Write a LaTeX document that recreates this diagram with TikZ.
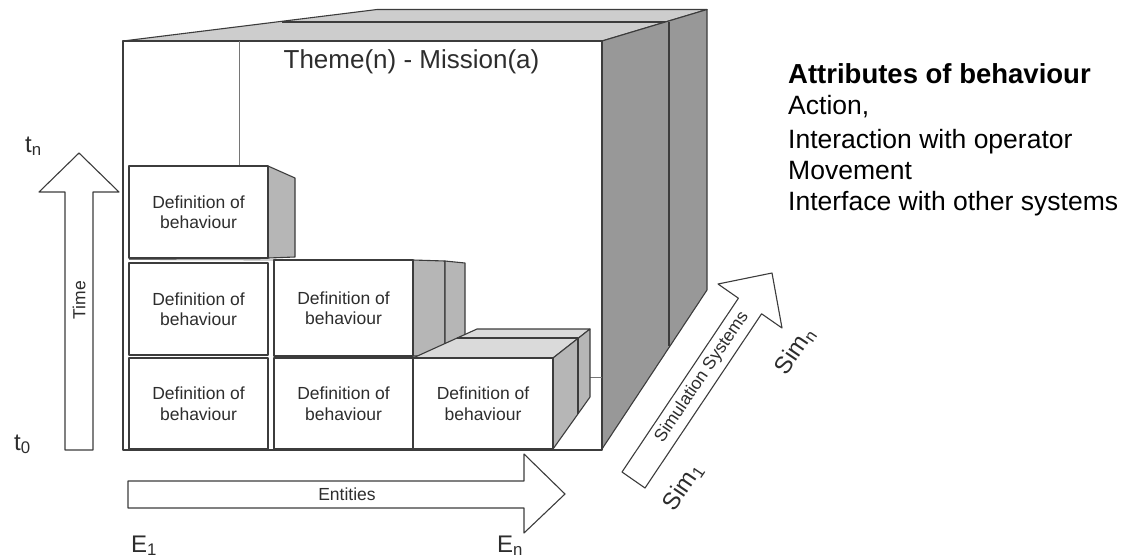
\documentclass[tikz,border=0pt]{standalone}
\usepackage{fontspec}
\setmainfont{Liberation Sans}
\definecolor{edgec}{RGB}{60,60,60}
\definecolor{topgray}{RGB}{205,205,205}
\definecolor{sidegray}{RGB}{152,152,152}
\definecolor{boxside}{RGB}{182,182,182}
\definecolor{boxtop}{RGB}{218,218,218}
\definecolor{txt}{RGB}{45,45,45}
\begin{document}
\begin{tikzpicture}[x=1pt,y=-1pt,line join=round,
  ln/.style={draw=edgec,line width=1.1pt},
  thinln/.style={draw=edgec!70,line width=0.8pt},
  boxfront/.style={ln,fill=white},
  boxtext/.style={align=center,text=txt,font=\fontsize{17.5}{20.5}\selectfont},
  arrowlabel/.style={text=txt,font=\fontsize{17.5}{20}\selectfont,inner sep=0pt},
  axislabel/.style={text=txt,font=\fontsize{24}{26}\selectfont,inner sep=0pt},
  attr/.style={anchor=base west,text=black,font=\fontsize{26.5}{28}\selectfont,inner sep=0pt},
  arrowshape/.style={ln,fill=white}]
\useasboundingbox (0,0) rectangle (1126,558);

% ---- big cube ----
\filldraw[ln,fill=topgray] (123,41) -- (377,9.5) -- (707,9.5) -- (602,41) -- cycle;
\draw[ln] (282,22) -- (669,22);
\filldraw[ln,fill=sidegray] (602,41) -- (707,9.5) -- (707,290) -- (602,449) -- cycle;
\draw[ln] (669,22) -- (669,346);
\filldraw[ln,fill=white] (123,41) rectangle (602,450);
\draw[thinln] (239,41) -- (239,166);
\draw[thinln] (590,377) -- (602,377);
\node[text=txt,font=\fontsize{26}{28}\selectfont,anchor=base] (title) at (411.5,68.5) {Theme(n) - Mission(a)};

% ---- row 3 ----
\filldraw[ln,fill=boxside] (268,166) -- (295,178) -- (295,257) -- (268,258) -- cycle;
\draw[thinln] (129,259.5) -- (297,260);
\filldraw[boxfront] (129,166) rectangle (268,258);
\node[boxtext] (b31) at (198.5,212) {Definition of\\behaviour};

% ---- row 2 ----
\filldraw[boxfront] (129,263) rectangle (268,355);
\node[boxtext] (b21) at (198.5,309) {Definition of\\behaviour};
\filldraw[ln,fill=boxside] (413,260) -- (445,261) -- (445,356) -- (413,356) -- cycle;
\filldraw[ln,fill=boxside] (445,261) -- (465,263) -- (465,356) -- (445,356) -- cycle;
\filldraw[boxfront] (274,260) rectangle (413,356);
\node[boxtext] (b22) at (343.5,308) {Definition of\\behaviour};

% ---- row 1 ----
\filldraw[boxfront] (129,358) rectangle (268,449);
\node[boxtext] (b11) at (198.5,403.5) {Definition of\\behaviour};
\filldraw[boxfront] (274,358) rectangle (413,449);
\node[boxtext] (b12) at (343.5,403.5) {Definition of\\behaviour};
\filldraw[ln,fill=boxtop] (413,358) -- (477,329) -- (590,329) -- (553,358) -- cycle;
\draw[ln] (457,338) -- (578,338);
\filldraw[ln,fill=boxside] (553,358) -- (590,329) -- (590,397) -- (553,449) -- cycle;
\draw[ln] (578,338) -- (578,414);
\filldraw[boxfront] (413,358) rectangle (553,449);
\node[boxtext] (b13) at (483,403.5) {Definition of\\behaviour};

% ---- time arrow ----
\filldraw[arrowshape] (65,450) -- (65,192) -- (39,192) -- (79,153) -- (119,192) -- (93,192) -- (93,450) -- cycle;
\node[arrowlabel,rotate=90] (time) at (79,300) {Time};
\node[axislabel,anchor=base west] (tn) at (25,152) {t\textsubscript{n}};
\node[axislabel,anchor=base west] (t0) at (14,450) {t\textsubscript{0}};

% ---- entities arrow ----
\filldraw[arrowshape] (128,481) -- (524,481) -- (524,454) -- (565,494) -- (524,533) -- (524,508) -- (128,508) -- cycle;
\node[arrowlabel] (ent) at (347,494.5) {Entities};
\node[axislabel,anchor=base west] (e1) at (131,552) {E\textsubscript{1}};
\node[axislabel,anchor=base west] (en) at (497,552) {E\textsubscript{n}};

% ---- simulation systems arrow ----
\filldraw[arrowshape] (622,472) -- (738.4,298.2) -- (718,284) -- (772,273) -- (782,328) -- (761.6,313.8) -- (645,488) -- cycle;
\node[arrowlabel,rotate=56] (sim) at (702,377) {Simulation Systems};
\node[axislabel,rotate=56] (sim1) at (683,487) {Sim\textsubscript{1}};
\node[axislabel,rotate=56] (simn) at (795,351) {Sim\textsubscript{n}};

% ---- attributes ----
\node[attr,font=\fontsize{27.5}{29}\selectfont\bfseries] (a0) at (788,83) {Attributes of behaviour};
\node[attr] (a1) at (788,114) {Action,};
\node[attr] (a2) at (788,148) {Interaction with operator};
\node[attr] (a3) at (788,179) {Movement};
\node[attr] (a4) at (788,210) {Interface with other systems};
\end{tikzpicture}
\end{document}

==*==

▶ _AIM OF THE TASK_: Reproduce each line exactly, please, except for any pictures.

▶ _COMPLETED TASK_:
Write a LaTeX document that recreates this diagram with TikZ.
\documentclass[tikz,border=0pt]{standalone}
\usepackage{fontspec}
\setmainfont{Liberation Sans}
\definecolor{edgec}{RGB}{60,60,60}
\definecolor{topgray}{RGB}{205,205,205}
\definecolor{sidegray}{RGB}{152,152,152}
\definecolor{boxside}{RGB}{182,182,182}
\definecolor{boxtop}{RGB}{218,218,218}
\definecolor{txt}{RGB}{45,45,45}
\begin{document}
\begin{tikzpicture}[x=1pt,y=-1pt,line join=round,
  ln/.style={draw=edgec,line width=1.1pt},
  thinln/.style={draw=edgec!70,line width=0.8pt},
  boxfront/.style={ln,fill=white},
  boxtext/.style={align=center,text=txt,font=\fontsize{17.5}{20.5}\selectfont},
  arrowlabel/.style={text=txt,font=\fontsize{17.5}{20}\selectfont,inner sep=0pt},
  axislabel/.style={text=txt,font=\fontsize{24}{26}\selectfont,inner sep=0pt},
  attr/.style={anchor=base west,text=black,font=\fontsize{26.5}{28}\selectfont,inner sep=0pt},
  arrowshape/.style={ln,fill=white}]
\useasboundingbox (0,0) rectangle (1126,558);

% ---- big cube ----
\filldraw[ln,fill=topgray] (123,41) -- (377,9.5) -- (707,9.5) -- (602,41) -- cycle;
\draw[ln] (282,22) -- (669,22);
\filldraw[ln,fill=sidegray] (602,41) -- (707,9.5) -- (707,290) -- (602,449) -- cycle;
\draw[ln] (669,22) -- (669,346);
\filldraw[ln,fill=white] (123,41) rectangle (602,450);
\draw[thinln] (239,41) -- (239,166);
\draw[thinln] (590,377) -- (602,377);
\node[text=txt,font=\fontsize{26}{28}\selectfont,anchor=base] (title) at (411.5,68.5) {Theme(n) - Mission(a)};

% ---- row 3 ----
\filldraw[ln,fill=boxside] (268,166) -- (295,178) -- (295,257) -- (268,258) -- cycle;
\draw[thinln] (129,259.5) -- (297,260);
\filldraw[boxfront] (129,166) rectangle (268,258);
\node[boxtext] (b31) at (198.5,212) {Definition of\\behaviour};

% ---- row 2 ----
\filldraw[boxfront] (129,263) rectangle (268,355);
\node[boxtext] (b21) at (198.5,309) {Definition of\\behaviour};
\filldraw[ln,fill=boxside] (413,260) -- (445,261) -- (445,356) -- (413,356) -- cycle;
\filldraw[ln,fill=boxside] (445,261) -- (465,263) -- (465,356) -- (445,356) -- cycle;
\filldraw[boxfront] (274,260) rectangle (413,356);
\node[boxtext] (b22) at (343.5,308) {Definition of\\behaviour};

% ---- row 1 ----
\filldraw[boxfront] (129,358) rectangle (268,449);
\node[boxtext] (b11) at (198.5,403.5) {Definition of\\behaviour};
\filldraw[boxfront] (274,358) rectangle (413,449);
\node[boxtext] (b12) at (343.5,403.5) {Definition of\\behaviour};
\filldraw[ln,fill=boxtop] (413,358) -- (477,329) -- (590,329) -- (553,358) -- cycle;
\draw[ln] (457,338) -- (578,338);
\filldraw[ln,fill=boxside] (553,358) -- (590,329) -- (590,397) -- (553,449) -- cycle;
\draw[ln] (578,338) -- (578,414);
\filldraw[boxfront] (413,358) rectangle (553,449);
\node[boxtext] (b13) at (483,403.5) {Definition of\\behaviour};

% ---- time arrow ----
\filldraw[arrowshape] (65,450) -- (65,192) -- (39,192) -- (79,153) -- (119,192) -- (93,192) -- (93,450) -- cycle;
\node[arrowlabel,rotate=90] (time) at (79,300) {Time};
\node[axislabel,anchor=base west] (tn) at (25,152) {t\textsubscript{n}};
\node[axislabel,anchor=base west] (t0) at (14,450) {t\textsubscript{0}};

% ---- entities arrow ----
\filldraw[arrowshape] (128,481) -- (524,481) -- (524,454) -- (565,494) -- (524,533) -- (524,508) -- (128,508) -- cycle;
\node[arrowlabel] (ent) at (347,494.5) {Entities};
\node[axislabel,anchor=base west] (e1) at (131,552) {E\textsubscript{1}};
\node[axislabel,anchor=base west] (en) at (497,552) {E\textsubscript{n}};

% ---- simulation systems arrow ----
\filldraw[arrowshape] (622,472) -- (738.4,298.2) -- (718,284) -- (772,273) -- (782,328) -- (761.6,313.8) -- (645,488) -- cycle;
\node[arrowlabel,rotate=56] (sim) at (702,377) {Simulation Systems};
\node[axislabel,rotate=56] (sim1) at (683,487) {Sim\textsubscript{1}};
\node[axislabel,rotate=56] (simn) at (795,351) {Sim\textsubscript{n}};

% ---- attributes ----
\node[attr,font=\fontsize{27.5}{29}\selectfont\bfseries] (a0) at (788,83) {Attributes of behaviour};
\node[attr] (a1) at (788,114) {Action,};
\node[attr] (a2) at (788,148) {Interaction with operator};
\node[attr] (a3) at (788,179) {Movement};
\node[attr] (a4) at (788,210) {Interface with other systems};
\end{tikzpicture}
\end{document}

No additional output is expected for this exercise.